A arte de contar histórias foi sendo lapidada aos poucos na experiência de vida de Ana Costa. Primeiro, ela se formou Bacharel em Comunicação Social pela UFRJ, Mestrado em Comunicação na mesma universidade, depois Mestrado em Fine Arts em Cinema pela San Francisco State University e, depois, se tornou Doutora em Arte e Cultura Contemporânea pela Universidade Estadual do Rio de Janeiro (UERJ). “Termodielétrico” é o seu primeiro longa-metragem. E a experiência de filmar sobre ciência foi tão boa, que a cineasta sonha em novas realizações, especialmente em áreas ligadas ao meio ambiente e sustentabilidade.

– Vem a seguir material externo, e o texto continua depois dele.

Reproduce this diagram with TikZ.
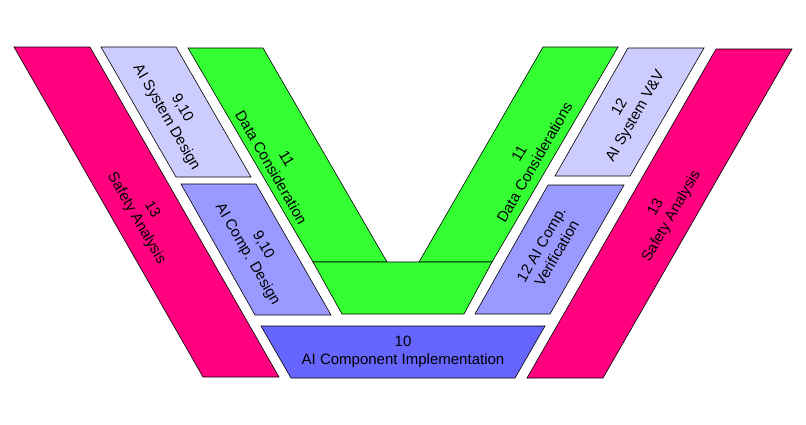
\documentclass[tikz,border=0pt]{standalone}
\usepackage{fontspec}
\setmainfont{Liberation Sans}
\definecolor{safety}{RGB}{255,0,127}
\definecolor{sysblue}{RGB}{204,204,255}
\definecolor{compblue}{RGB}{153,153,255}
\definecolor{implblue}{RGB}{102,102,255}
\definecolor{datagreen}{RGB}{51,255,51}
\tikzset{
	block/.style={draw=black, line width=0.6pt, line join=miter},
	lbl/.style={align=center, font=\fontsize{15}{18}\selectfont, inner sep=0.75pt}}
\begin{document}
\begin{tikzpicture}[x=1pt,y=1pt,yscale=-1,xscale=1]
	\useasboundingbox (0,0) rectangle (806,424);
	
	%left side
	\draw [block, fill=safety] (14,47) -- (90,47) -- (279,377) -- (203,377) -- cycle ;
	\draw [block, fill=sysblue] (101,47) -- (176,47) -- (251,177) -- (176,177) -- cycle ;
	\draw [block, fill=compblue] (181,184) -- (256,184) -- (331,315) -- (255,315) -- cycle ;
	%data green
	\draw [block, fill=datagreen] (188,48) -- (263,48) -- (387,262) -- (313,262) -- cycle ;
	\draw [block, fill=datagreen] (543,47) -- (618,47) -- (492,262) -- (419,262) -- cycle ;
	\draw [block, fill=datagreen] (313,262) -- (492,262) -- (464,314) -- (342,314) -- cycle ;
	%bottom
	\draw [block, fill=implblue] (261,326) -- (545,326) -- (515,378) -- (291,378) -- cycle ;
	%right side
	\draw [block, fill=compblue] (548,185) -- (624,185) -- (550,314) -- (475,314) -- cycle ;
	\draw [block, fill=sysblue] (628,48) -- (704,48) -- (630,176) -- (555,176) -- cycle ;
	\draw [block, fill=safety] (716,49) -- (792,49) -- (603,378) -- (527,378) -- cycle ;
	
	% Text Node
	\node (safetyL) [lbl, rotate=-60] at (144,214) {13\\Safety Analysis};
	% Text Node
	\node (sysdes) [lbl, rotate=-60] at (174,113) {9,10\\AI System Design};
	% Text Node
	\node (compdes) [lbl, rotate=-60] at (255,250) {9,10\\AI Comp. Design};
	% Text Node
	\node (dataL) [lbl, rotate=-60] at (279,163) {11\\Data Consideration};
	% Text Node
	\node (dataR) [lbl, rotate=60] at (527,158) {11\\Data Considerations};
	% Text Node
	\node (impl) [lbl] at (403,352) {10\\AI Component Implementation};
	% Text Node
	\node (compver) [lbl, rotate=60] at (549,249) {12 AI Comp.\\Verification};
	% Text Node
	\node (sysvv) [lbl, rotate=60] at (628,112) {12\\AI System V\&V};
	% Text Node
	\node (safetyR) [lbl, rotate=60] at (664,212) {13\\Safety Analysis};
	
\end{tikzpicture}
\end{document}
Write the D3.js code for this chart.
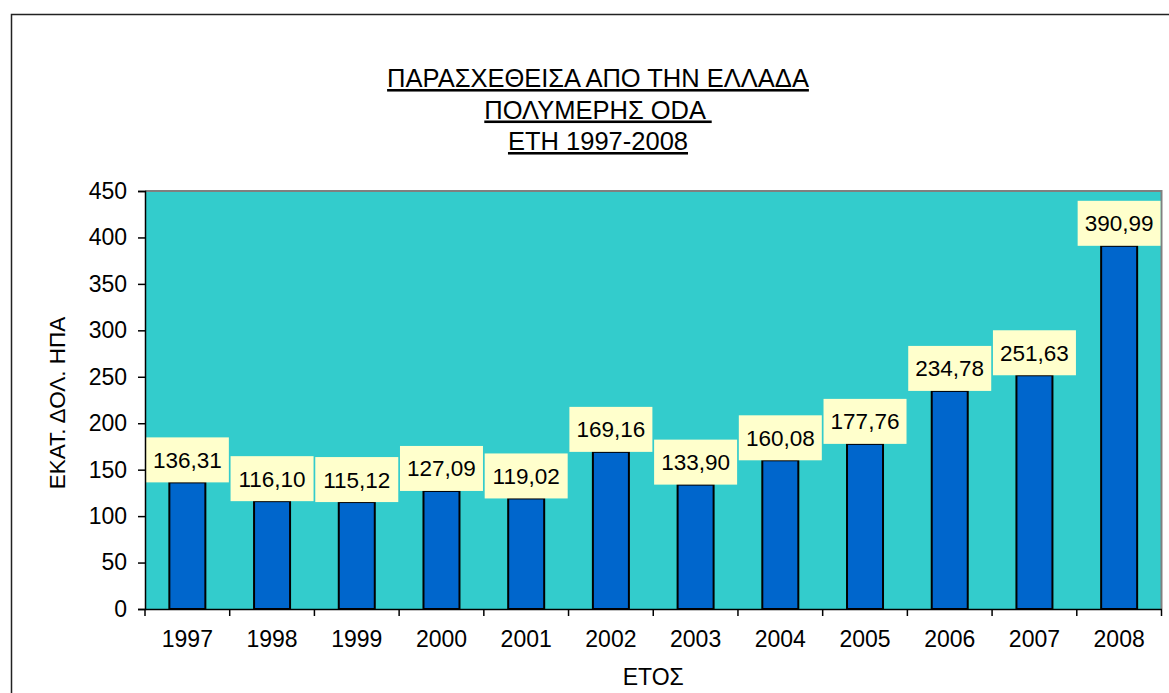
<!DOCTYPE html>
<html><head><meta charset="utf-8">
<script src="https://cdn.jsdelivr.net/npm/d3@7"></script>
<style>
html,body{margin:0;padding:0;background:#fff;}
svg text{font-family:"Liberation Sans",Arial,sans-serif;fill:#000;}
</style></head>
<body>
<svg id="chart" width="1169" height="693"></svg>
<script>
const years = ["1997","1998","1999","2000","2001","2002","2003","2004","2005","2006","2007","2008"];
const values = [136.31,116.10,115.12,127.09,119.02,169.16,133.90,160.08,177.76,234.78,251.63,390.99];
const yTicks = [0,50,100,150,200,250,300,350,400,450];
const titleLines = ["ΠΑΡΑΣΧΕΘΕΙΣΑ ΑΠΟ ΤΗΝ ΕΛΛΑΔΑ","ΠΟΛΥΜΕΡΗΣ ODA ","ΕΤΗ 1997-2008"];
const yTitle = "ΕΚΑΤ. ΔΟΛ. ΗΠΑ";
const xTitle = "ΕΤΟΣ";

const FONT = "Liberation Sans, Arial, sans-serif";
const svg = d3.select("#chart");
const L = 145, R = 1161.5, T = 191, B = 609;

// outer frame
svg.append("path").attr("d","M11.5,693 V14.5 H1169").attr("fill","none").attr("stroke","#222").attr("stroke-width",1.5);

const x = d3.scaleBand().domain(years).range([L,R]).paddingInner(0).paddingOuter(0);
const y = d3.scaleLinear().domain([0,450]).range([B,T]);

// plot area
svg.append("rect").attr("x",L).attr("y",T).attr("width",R-L).attr("height",B-T).attr("fill","#33CCCC");
svg.append("path").attr("d",`M${L},${T} H${R} V${B}`).attr("fill","none").attr("stroke","#808080").attr("stroke-width",2);

// bars
const bw = 36;
svg.append("g").selectAll("rect").data(values).join("rect")
  .attr("x",(d,i)=>x(years[i])+x.bandwidth()/2-bw/2)
  .attr("y",d=>y(d))
  .attr("width",bw)
  .attr("height",d=>B-y(d))
  .attr("fill","#0066CC").attr("stroke","#000").attr("stroke-width",2);

// labels
const lab = svg.append("g");
values.forEach((d,i)=>{
  const cx = x(years[i])+x.bandwidth()/2;
  const bx = Math.max(L, cx-41.5), ex = Math.min(R-1, cx+41.5);
  const top = y(d)-45;
  lab.append("rect").attr("x",bx).attr("y",top).attr("width",ex-bx).attr("height",45).attr("fill","#FFFFCC");
  lab.append("text").attr("x",(bx+ex)/2).attr("y",top+30.5).attr("text-anchor","middle")
    .attr("font-size",22.5).text(d.toFixed(2).replace(".",","));
});

// y axis
const ya = svg.append("g").attr("transform",`translate(${L},0)`)
  .call(d3.axisLeft(y).tickValues(yTicks).tickSize(7).tickPadding(11));
ya.select(".domain").attr("stroke","#000").attr("stroke-width",1.5);
ya.selectAll(".tick line").attr("stroke","#000").attr("stroke-width",1.5);
ya.selectAll("text").attr("font-size",23).attr("font-family",FONT).attr("fill","#000");

// x axis
const xa = svg.append("g").attr("transform",`translate(0,${B})`)
  .call(d3.axisBottom(x).tickSize(0).tickPadding(22));
xa.select(".domain").attr("stroke","#000").attr("stroke-width",1.5);
xa.selectAll("text").attr("font-size",23).attr("font-family",FONT).attr("fill","#000");
const edges = years.map(v=>x(v)).concat([R]);
svg.append("g").selectAll("line").data(edges).join("line")
  .attr("x1",d=>d).attr("x2",d=>d).attr("y1",B).attr("y2",B+7)
  .attr("stroke","#000").attr("stroke-width",1.5);

// title
const tg = svg.append("g");
titleLines.forEach((t,i)=>{
  tg.append("text").attr("x",598).attr("y",87+i*31.5).attr("text-anchor","middle")
    .attr("font-size",25.5).attr("text-decoration","underline").attr("xml:space","preserve").text(t);
});

// axis titles
svg.append("text").attr("transform","translate(65,403) rotate(-90)").attr("text-anchor","middle")
  .attr("font-size",22.5).text(yTitle);
svg.append("text").attr("x",(L+R)/2).attr("y",685).attr("text-anchor","middle")
  .attr("font-size",23).text(xTitle);
</script>
</body></html>
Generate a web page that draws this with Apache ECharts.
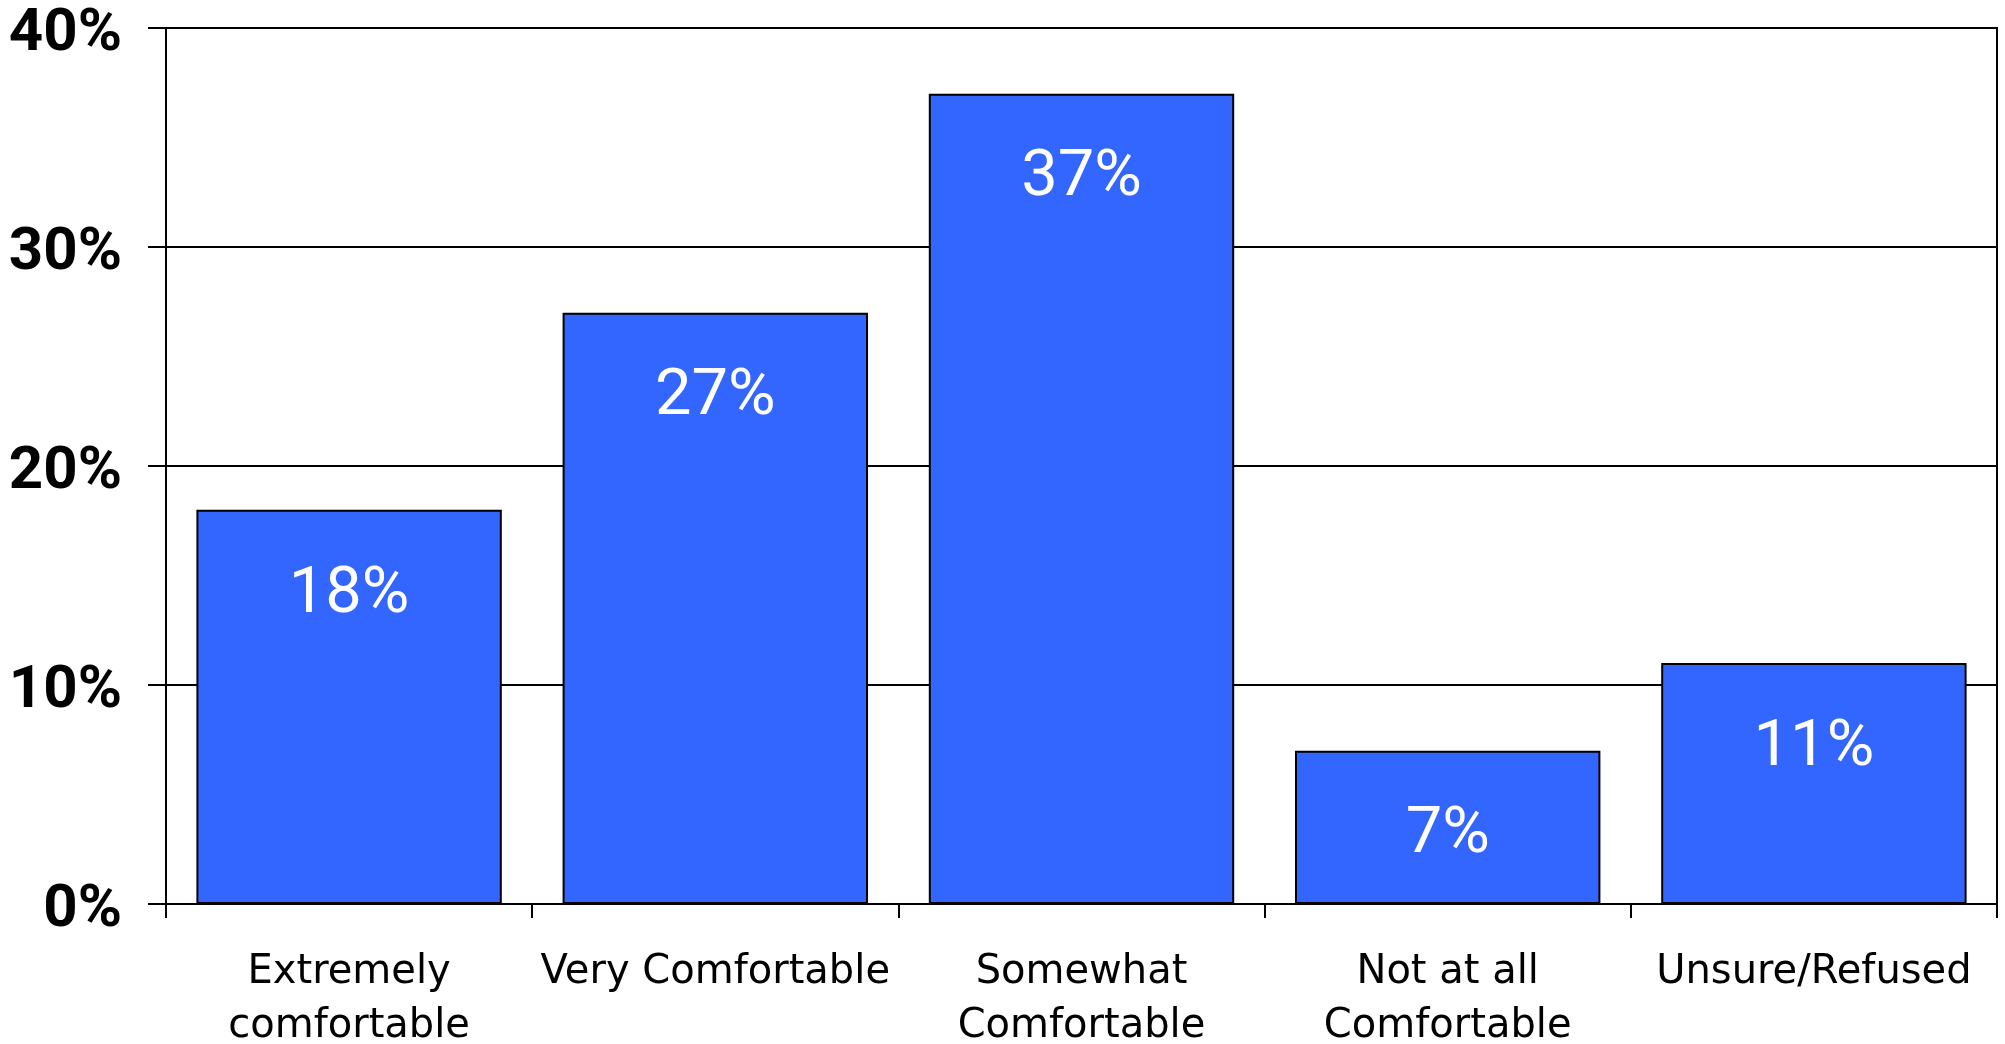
<!DOCTYPE html>
<html>
<head>
<meta charset="utf-8">
<script src="https://cdn.jsdelivr.net/npm/echarts@6/dist/echarts.min.js"></script>
<style>
  html, body { margin: 0; padding: 0; background: #ffffff; }
  #chart { width: 2005px; height: 1044px; }
</style>
</head>
<body>
<div id="chart"></div>
<script>
const categories = [
  'Extremely\ncomfortable',
  'Very Comfortable',
  'Somewhat\nComfortable',
  'Not at all\nComfortable',
  'Unsure/Refused'
];
const values = [18, 27, 37, 7, 11];
const yTicks = [0, 10, 20, 30, 40];

const chart = echarts.init(document.getElementById('chart'), null, { renderer: 'canvas' });
chart.setOption({
  animation: false,
  backgroundColor: '#ffffff',
  grid: {
    left: 166, right: 8, top: 28, bottom: 140,
    containLabel: false, outerBoundsMode: 'none',
    show: true, borderColor: '#000000', borderWidth: 2, backgroundColor: 'transparent'
  },
  xAxis: {
    type: 'category',
    data: categories,
    axisLine: { show: true, lineStyle: { color: '#000000', width: 2 } },
    axisTick: { show: true, alignWithLabel: false, length: 14, lineStyle: { color: '#000000', width: 2 } },
    axisLabel: {
      interval: 0, margin: 42, color: '#000000',
      fontFamily: 'DejaVu Sans', fontSize: 40, lineHeight: 54
    }
  },
  yAxis: {
    type: 'value',
    min: yTicks[0], max: yTicks[yTicks.length - 1], interval: 10,
    axisLine: { show: true, lineStyle: { color: '#000000', width: 2 } },
    axisTick: { show: true, length: 18, lineStyle: { color: '#000000', width: 2 } },
    splitLine: { show: true, lineStyle: { color: '#000000', width: 2 } },
    axisLabel: {
      margin: 44, color: '#000000', formatter: '{value}%',
      fontFamily: 'Roboto', fontWeight: 'bold', fontSize: 60,
      verticalAlign: 'top', lineHeight: 13
    }
  },
  series: [{
    type: 'bar',
    data: values,
    barCategoryGap: '16.6%',
    itemStyle: { color: '#3366FF', borderColor: '#000000', borderWidth: 2 },
    label: {
      show: true, position: 'insideTop', distance: 53,
      formatter: '{c}%', color: '#ffffff',
      fontFamily: 'Roboto', fontSize: 65, lineHeight: 65
    }
  }]
});
</script>
</body>
</html>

Lembrando da carta que Costa Ribeiro envio ao filho, o cientista Castro Moreira lembra que além de ser uma lição de vida reconhecer a importância da experiência, há nesse impulso também um incentivo ao filho de nunca desistir de seus sonhos, e buscar mais, e mais uma vez. “Ele mostra também, para a vida individual das pessoas, a importância da resiliência, de não desistir. E podemos pensar isso no âmbito social e político. Você pode prestar novamente o vestibular e passar. O tempo individual é uma coisa, o tempo coletivo é outro. Só que o nosso tempo coletivo está muito devagar. A gente tem um potencial imenso, a gente sente que o país tem um potencial na física, na ciência em geral, na melhoria das qualidades de vida, e nós estamos vivendo momentos muito difíceis no país, que anda muito lento”, analisa Castro Moreira. Que a união entre arte e ciência possa colaborar para aprimorar as condições de desenvolvimento de um País tão rico e, ao mesmo tempo, tão pobre quanto o Brasil.